Congress matters too, though not in the way fear-mongering suggests. When the 1983 reform happened, the program was weeks away from being unable to pay full benefits on time. Congress acted. They raised taxes and trimmed future benefits - they didn't let payments stop. The political pressure to fix Social Security grows as the depletion date approaches, not shrinks. By 2033, every member of Congress will be fielding calls from constituents who just got a smaller check. The incentive to act is strongest right when people pretend it's weakest.

The Social Security Trust Fund Has Nothing to Do With Whether You Should Delay

I don't know what Congress does in 2033. Nobody does. But the range of plausible outcomes - from a uniform 23 percent cut to a full fix with tax increases to something in between - doesn't change which claiming strategy is optimal for your individual situation.
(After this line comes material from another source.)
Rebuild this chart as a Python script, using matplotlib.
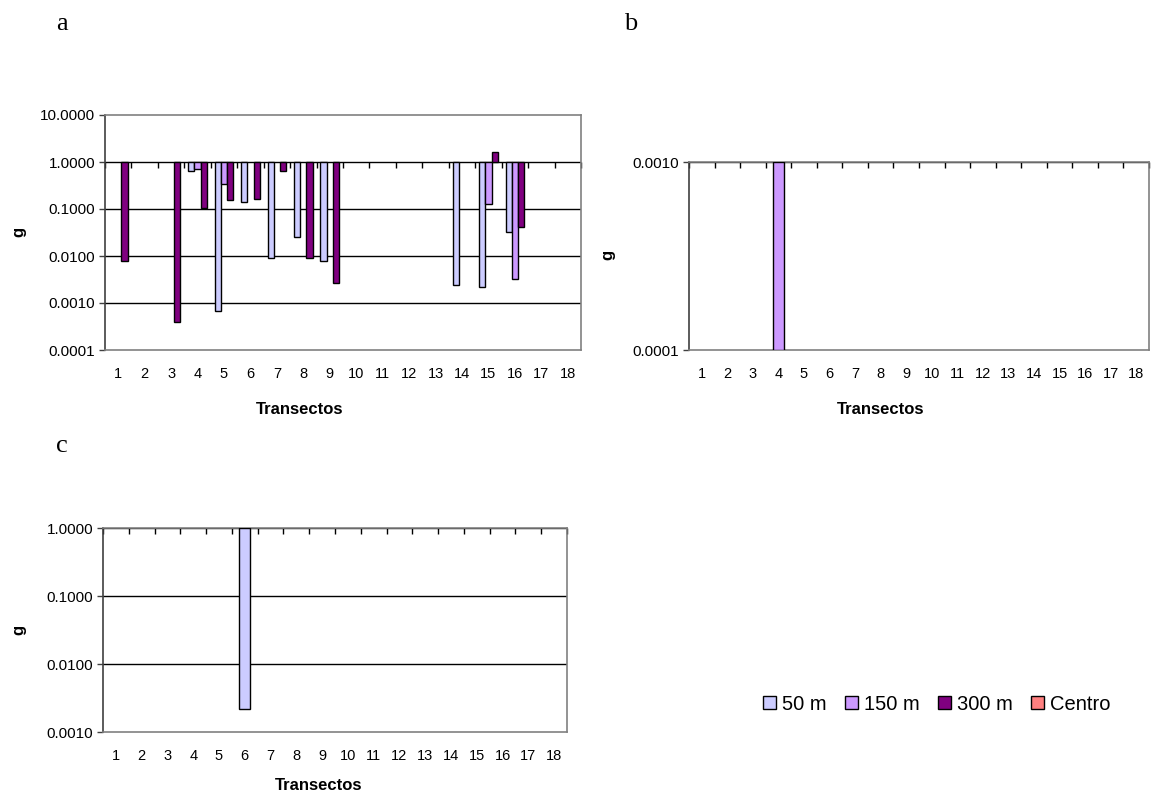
import matplotlib
matplotlib.use("Agg")
import matplotlib.pyplot as plt
import numpy as np
from matplotlib.markers import TICKDOWN
from matplotlib.patches import Patch

plt.rcParams['font.family'] = ['Liberation Sans', 'DejaVu Sans']

# ---------------- data ----------------
transectos = [str(i) for i in range(1, 19)]
series_names = ["50 m", "150 m", "300 m", "Centro"]
series_colors = ["#CCCCFF", "#CC99FF", "#800080", "#FF8080"]

# Panel a (NaN = no bar)
nan = np.nan
a_50 = [nan, nan, nan, 0.64, 0.00068, 0.143, 0.0092, 0.0257, 0.0079,
        nan, nan, nan, nan, 0.0024, 0.0022, 0.032, nan, nan]
a_150 = [nan, nan, nan, 0.70, 0.335, nan, nan, nan, nan,
         nan, nan, nan, nan, nan, 0.126, 0.0032, nan, nan]
a_300 = [0.0079, nan, 0.0004, 0.107, 0.153, 0.166, 0.64, 0.0092, 0.0026,
         nan, nan, nan, nan, nan, 1.66, 0.041, nan, nan]

# Panel b: only 150 m
b_150 = [nan, nan, nan, 0.0001, nan, nan, nan, nan, nan,
         nan, nan, nan, nan, nan, nan, nan, nan, nan]

# Panel c: only 50 m
c_50 = [nan, nan, nan, nan, nan, 0.00216, nan, nan, nan,
        nan, nan, nan, nan, nan, nan, nan, nan, nan]

a_yticks = [0.0001, 0.001, 0.01, 0.1, 1, 10]
b_yticks = [0.0001, 0.001]
c_yticks = [0.001, 0.01, 0.1, 1]

# ---------------- layout ----------------
W, H = 1151, 795
fig = plt.figure(figsize=(W / 100, H / 100), dpi=100)


def rect(l, r, t, b):
    return [l / W, 1 - b / H, (r - l) / W, (b - t) / H]


def setup(ax, yticks, cross, ylim):
    ax.set_yscale('log')
    ax.set_ylim(*ylim)
    ax.set_xlim(-0.5, 17.5)
    ax.set_yticks(yticks)
    ax.set_yticklabels([f"{v:.4f}" for v in yticks])
    ax.yaxis.set_minor_locator(matplotlib.ticker.NullLocator())
    ax.set_xticks(range(18))
    ax.set_xticklabels(transectos)
    ax.tick_params(axis='x', length=0, pad=12, labelsize=10.5)
    ax.tick_params(axis='y', direction='out', length=4, width=1,
                   color='#404040', labelsize=11, pad=3)
    for y in yticks:
        if ylim[0] < y < ylim[1] and y != cross:
            ax.axhline(y, color='black', lw=1, zorder=1)
    ax.axhline(cross, color='black', lw=1, zorder=1)
    for s in ['top', 'right', 'bottom']:
        ax.spines[s].set_color('#808080')
        ax.spines[s].set_linewidth(1.2)
    ax.spines['left'].set_color('#404040')
    ax.spines['left'].set_linewidth(1.2)
    bounds = np.arange(-0.5, 18, 1.0)
    ax.plot(bounds, [cross] * len(bounds), ls='none', marker=TICKDOWN,
            ms=4, mew=1, color='black', zorder=2, clip_on=False)


def draw_bars(ax, x, vals, cross, width, color):
    vals = np.asarray(vals, dtype=float)
    m = ~np.isnan(vals)
    ax.bar(np.asarray(x)[m], vals[m] - cross, bottom=cross, width=width,
           color=color, edgecolor='black', linewidth=1, zorder=3)


xs = np.arange(18)

# Panel a
axa = fig.add_axes(rect(105, 581, 115, 350))
setup(axa, a_yticks, 1.0, (0.0001, 10))
w = 0.235
for k, vals in enumerate([a_50, a_150, a_300]):
    draw_bars(axa, xs + (k - 1) * w, vals, 1.0, w, series_colors[k])

# Panel b
axb = fig.add_axes(rect(689, 1149, 162, 350))
setup(axb, b_yticks, 0.001, (0.0001, 0.001))
draw_bars(axb, xs, b_150, 0.001, 0.42, series_colors[1])

# Panel c
axc = fig.add_axes(rect(103, 567, 528, 732))
setup(axc, c_yticks, 1.0, (0.001, 1))
draw_bars(axc, xs, c_50, 1.0, 0.42, series_colors[0])

# axis titles
lab = dict(fontsize=12, fontweight='bold', ha='center', va='center')
fig.text(300 / W, 1 - 410 / H, "Transectos", **lab)
fig.text(881 / W, 1 - 410 / H, "Transectos", **lab)
fig.text(319 / W, 1 - 786 / H, "Transectos", **lab)
fig.text(19 / W, 1 - 232 / H, "g", rotation=90, **lab)
fig.text(608 / W, 1 - 255 / H, "g", rotation=90, **lab)
fig.text(19 / W, 1 - 630 / H, "g", rotation=90, **lab)

# panel letters
let = dict(fontsize=19, family='Liberation Serif', ha='center', va='center')
fig.text(62 / W, 1 - 24 / H, "a", **let)
fig.text(631 / W, 1 - 24 / H, "b", **let)
fig.text(62 / W, 1 - 446 / H, "c", **let)

# legend
handles = [Patch(facecolor=c, edgecolor='black', linewidth=1) for c in series_colors]
fig.legend(handles, series_names, loc='center', bbox_to_anchor=(937 / W, 1 - 704 / H),
           ncol=4, frameon=False, fontsize=14.5, handlelength=0.65, handleheight=0.65,
           handletextpad=0.3, columnspacing=0.9, borderpad=0)

fig.savefig("out.png", dpi=100)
The test is simpler than the headlines suggest. Look up your full retirement age. Calculate what your benefit would be at that age versus age 70. Divide the extra monthly amount into the total benefits you'd forego by waiting. That gives you your personal break-even age. Then ask yourself one question: do I expect to live past that point?

If yes, delay. If no, claim early. If you're unsure, that's the only uncertainty worth sitting with. The rest is noise.

The trust fund story is a political problem. Your claim date is a personal one. Don't let the political calendar drive the personal math.